- _Goal_: Pull out the lines from the line containing "Rebuild this diagram" through the line containing "-- (555,473) -- (330,473) -- cycle;", both lines included, and copy them exactly.
# # # #
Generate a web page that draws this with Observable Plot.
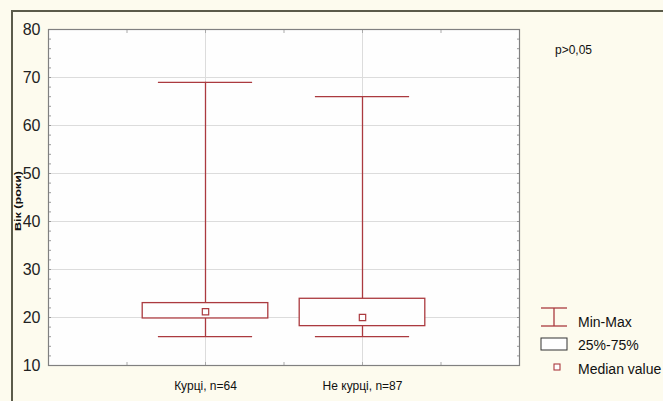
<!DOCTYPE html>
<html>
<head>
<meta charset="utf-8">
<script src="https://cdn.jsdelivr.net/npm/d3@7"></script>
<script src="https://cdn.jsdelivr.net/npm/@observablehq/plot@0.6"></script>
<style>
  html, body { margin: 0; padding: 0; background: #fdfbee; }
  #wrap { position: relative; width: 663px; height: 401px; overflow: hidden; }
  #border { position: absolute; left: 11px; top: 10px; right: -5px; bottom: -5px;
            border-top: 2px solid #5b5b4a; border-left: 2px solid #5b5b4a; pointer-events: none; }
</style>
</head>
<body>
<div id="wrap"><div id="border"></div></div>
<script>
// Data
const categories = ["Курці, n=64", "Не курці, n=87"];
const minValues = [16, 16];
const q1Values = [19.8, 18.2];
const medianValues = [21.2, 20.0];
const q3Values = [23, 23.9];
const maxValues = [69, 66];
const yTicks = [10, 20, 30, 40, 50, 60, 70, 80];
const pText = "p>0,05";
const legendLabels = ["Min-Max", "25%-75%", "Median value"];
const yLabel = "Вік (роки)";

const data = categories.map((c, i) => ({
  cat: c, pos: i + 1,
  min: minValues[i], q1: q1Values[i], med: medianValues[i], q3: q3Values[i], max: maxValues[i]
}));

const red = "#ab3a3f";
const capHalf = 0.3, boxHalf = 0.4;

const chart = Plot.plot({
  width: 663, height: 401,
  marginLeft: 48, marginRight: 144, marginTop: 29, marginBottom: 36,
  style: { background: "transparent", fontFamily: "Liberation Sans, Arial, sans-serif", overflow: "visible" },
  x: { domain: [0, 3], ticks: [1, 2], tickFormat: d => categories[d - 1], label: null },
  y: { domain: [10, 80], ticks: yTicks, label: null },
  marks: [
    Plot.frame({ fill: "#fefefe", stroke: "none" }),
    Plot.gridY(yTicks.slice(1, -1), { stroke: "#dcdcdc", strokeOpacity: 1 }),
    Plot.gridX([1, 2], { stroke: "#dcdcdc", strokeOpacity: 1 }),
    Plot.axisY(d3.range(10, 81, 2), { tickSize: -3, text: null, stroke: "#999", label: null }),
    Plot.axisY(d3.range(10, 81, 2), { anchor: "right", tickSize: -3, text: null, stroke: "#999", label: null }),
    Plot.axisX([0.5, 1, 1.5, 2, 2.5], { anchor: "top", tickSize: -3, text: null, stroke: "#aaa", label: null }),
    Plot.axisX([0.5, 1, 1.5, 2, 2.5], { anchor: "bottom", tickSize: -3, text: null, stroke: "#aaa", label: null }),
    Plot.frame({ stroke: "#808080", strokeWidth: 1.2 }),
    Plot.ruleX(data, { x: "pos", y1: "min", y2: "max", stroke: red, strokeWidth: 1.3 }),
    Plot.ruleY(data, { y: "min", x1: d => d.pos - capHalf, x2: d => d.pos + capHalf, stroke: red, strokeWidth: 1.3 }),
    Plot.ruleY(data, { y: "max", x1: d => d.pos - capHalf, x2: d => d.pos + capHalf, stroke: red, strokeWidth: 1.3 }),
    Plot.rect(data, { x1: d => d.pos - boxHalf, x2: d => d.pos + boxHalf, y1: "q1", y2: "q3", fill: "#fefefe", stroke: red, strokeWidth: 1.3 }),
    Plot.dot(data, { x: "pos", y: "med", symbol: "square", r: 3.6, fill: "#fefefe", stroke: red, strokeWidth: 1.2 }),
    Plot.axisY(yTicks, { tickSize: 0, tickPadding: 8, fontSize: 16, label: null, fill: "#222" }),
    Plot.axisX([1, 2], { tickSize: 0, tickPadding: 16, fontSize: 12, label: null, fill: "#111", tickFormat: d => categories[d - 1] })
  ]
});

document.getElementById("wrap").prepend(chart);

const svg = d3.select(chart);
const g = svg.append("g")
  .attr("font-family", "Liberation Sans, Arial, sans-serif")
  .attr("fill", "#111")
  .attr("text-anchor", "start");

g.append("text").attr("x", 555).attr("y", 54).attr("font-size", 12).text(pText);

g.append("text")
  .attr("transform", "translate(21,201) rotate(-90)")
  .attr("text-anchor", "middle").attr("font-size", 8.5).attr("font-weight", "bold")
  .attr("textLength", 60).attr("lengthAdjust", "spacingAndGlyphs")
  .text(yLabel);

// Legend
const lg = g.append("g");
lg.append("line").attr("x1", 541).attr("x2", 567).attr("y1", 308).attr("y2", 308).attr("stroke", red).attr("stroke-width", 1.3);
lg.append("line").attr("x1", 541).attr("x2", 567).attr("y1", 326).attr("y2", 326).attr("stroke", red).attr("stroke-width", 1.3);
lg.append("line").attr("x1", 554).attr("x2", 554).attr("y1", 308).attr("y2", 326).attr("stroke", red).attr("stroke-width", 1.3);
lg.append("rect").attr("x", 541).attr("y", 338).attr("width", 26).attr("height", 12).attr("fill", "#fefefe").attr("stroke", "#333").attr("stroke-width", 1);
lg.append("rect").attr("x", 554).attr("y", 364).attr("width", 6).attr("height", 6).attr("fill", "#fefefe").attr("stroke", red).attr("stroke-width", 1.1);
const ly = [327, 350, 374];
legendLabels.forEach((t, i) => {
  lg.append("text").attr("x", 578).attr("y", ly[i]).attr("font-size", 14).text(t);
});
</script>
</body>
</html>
# # # #
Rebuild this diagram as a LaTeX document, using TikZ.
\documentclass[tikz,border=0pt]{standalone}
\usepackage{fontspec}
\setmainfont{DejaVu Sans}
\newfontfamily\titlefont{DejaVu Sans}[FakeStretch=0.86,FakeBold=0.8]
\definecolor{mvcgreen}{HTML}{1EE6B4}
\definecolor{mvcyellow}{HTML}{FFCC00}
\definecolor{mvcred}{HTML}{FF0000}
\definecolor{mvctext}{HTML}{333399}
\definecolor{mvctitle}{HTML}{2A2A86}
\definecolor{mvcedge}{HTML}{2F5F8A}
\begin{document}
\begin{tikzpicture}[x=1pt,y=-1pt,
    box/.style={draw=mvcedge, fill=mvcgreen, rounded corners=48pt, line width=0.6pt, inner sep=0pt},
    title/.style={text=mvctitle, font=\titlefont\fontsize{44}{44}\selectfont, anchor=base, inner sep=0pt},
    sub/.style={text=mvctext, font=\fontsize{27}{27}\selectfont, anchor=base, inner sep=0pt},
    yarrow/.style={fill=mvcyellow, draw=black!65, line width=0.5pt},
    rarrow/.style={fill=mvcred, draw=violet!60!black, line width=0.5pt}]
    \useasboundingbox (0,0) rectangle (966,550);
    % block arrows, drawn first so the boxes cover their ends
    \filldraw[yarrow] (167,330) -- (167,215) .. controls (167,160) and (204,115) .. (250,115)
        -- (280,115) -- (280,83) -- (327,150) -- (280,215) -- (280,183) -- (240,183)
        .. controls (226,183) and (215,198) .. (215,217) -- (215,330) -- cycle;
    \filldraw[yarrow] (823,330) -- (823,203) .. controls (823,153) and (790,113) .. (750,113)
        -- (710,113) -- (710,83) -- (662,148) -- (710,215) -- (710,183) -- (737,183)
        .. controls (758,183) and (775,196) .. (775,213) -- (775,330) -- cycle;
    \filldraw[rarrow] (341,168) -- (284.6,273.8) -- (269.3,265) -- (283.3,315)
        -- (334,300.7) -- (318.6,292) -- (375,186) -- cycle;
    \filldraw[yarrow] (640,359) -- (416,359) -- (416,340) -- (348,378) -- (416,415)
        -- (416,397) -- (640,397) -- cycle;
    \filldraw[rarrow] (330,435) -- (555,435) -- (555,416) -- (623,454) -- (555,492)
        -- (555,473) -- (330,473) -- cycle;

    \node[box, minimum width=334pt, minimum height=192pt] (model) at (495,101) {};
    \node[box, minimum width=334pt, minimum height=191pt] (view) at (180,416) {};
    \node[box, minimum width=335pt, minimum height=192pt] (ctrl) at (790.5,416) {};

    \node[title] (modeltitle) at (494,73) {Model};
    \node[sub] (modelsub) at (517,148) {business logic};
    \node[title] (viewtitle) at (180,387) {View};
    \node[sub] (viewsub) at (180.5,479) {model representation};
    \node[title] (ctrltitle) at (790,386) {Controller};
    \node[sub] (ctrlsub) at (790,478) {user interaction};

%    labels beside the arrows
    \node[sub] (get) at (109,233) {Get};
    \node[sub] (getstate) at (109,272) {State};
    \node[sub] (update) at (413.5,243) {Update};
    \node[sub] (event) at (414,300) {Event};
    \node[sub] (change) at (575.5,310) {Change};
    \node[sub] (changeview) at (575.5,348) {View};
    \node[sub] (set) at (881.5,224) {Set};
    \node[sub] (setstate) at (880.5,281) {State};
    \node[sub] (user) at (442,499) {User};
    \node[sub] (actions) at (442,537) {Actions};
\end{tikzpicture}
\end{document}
# # # #
- _Correct answer_:
Rebuild this diagram as a LaTeX document, using TikZ.
\documentclass[tikz,border=0pt]{standalone}
\usepackage{fontspec}
\setmainfont{DejaVu Sans}
\newfontfamily\titlefont{DejaVu Sans}[FakeStretch=0.86,FakeBold=0.8]
\definecolor{mvcgreen}{HTML}{1EE6B4}
\definecolor{mvcyellow}{HTML}{FFCC00}
\definecolor{mvcred}{HTML}{FF0000}
\definecolor{mvctext}{HTML}{333399}
\definecolor{mvctitle}{HTML}{2A2A86}
\definecolor{mvcedge}{HTML}{2F5F8A}
\begin{document}
\begin{tikzpicture}[x=1pt,y=-1pt,
    box/.style={draw=mvcedge, fill=mvcgreen, rounded corners=48pt, line width=0.6pt, inner sep=0pt},
    title/.style={text=mvctitle, font=\titlefont\fontsize{44}{44}\selectfont, anchor=base, inner sep=0pt},
    sub/.style={text=mvctext, font=\fontsize{27}{27}\selectfont, anchor=base, inner sep=0pt},
    yarrow/.style={fill=mvcyellow, draw=black!65, line width=0.5pt},
    rarrow/.style={fill=mvcred, draw=violet!60!black, line width=0.5pt}]
    \useasboundingbox (0,0) rectangle (966,550);
    % block arrows, drawn first so the boxes cover their ends
    \filldraw[yarrow] (167,330) -- (167,215) .. controls (167,160) and (204,115) .. (250,115)
        -- (280,115) -- (280,83) -- (327,150) -- (280,215) -- (280,183) -- (240,183)
        .. controls (226,183) and (215,198) .. (215,217) -- (215,330) -- cycle;
    \filldraw[yarrow] (823,330) -- (823,203) .. controls (823,153) and (790,113) .. (750,113)
        -- (710,113) -- (710,83) -- (662,148) -- (710,215) -- (710,183) -- (737,183)
        .. controls (758,183) and (775,196) .. (775,213) -- (775,330) -- cycle;
    \filldraw[rarrow] (341,168) -- (284.6,273.8) -- (269.3,265) -- (283.3,315)
        -- (334,300.7) -- (318.6,292) -- (375,186) -- cycle;
    \filldraw[yarrow] (640,359) -- (416,359) -- (416,340) -- (348,378) -- (416,415)
        -- (416,397) -- (640,397) -- cycle;
    \filldraw[rarrow] (330,435) -- (555,435) -- (555,416) -- (623,454) -- (555,492)
        -- (555,473) -- (330,473) -- cycle;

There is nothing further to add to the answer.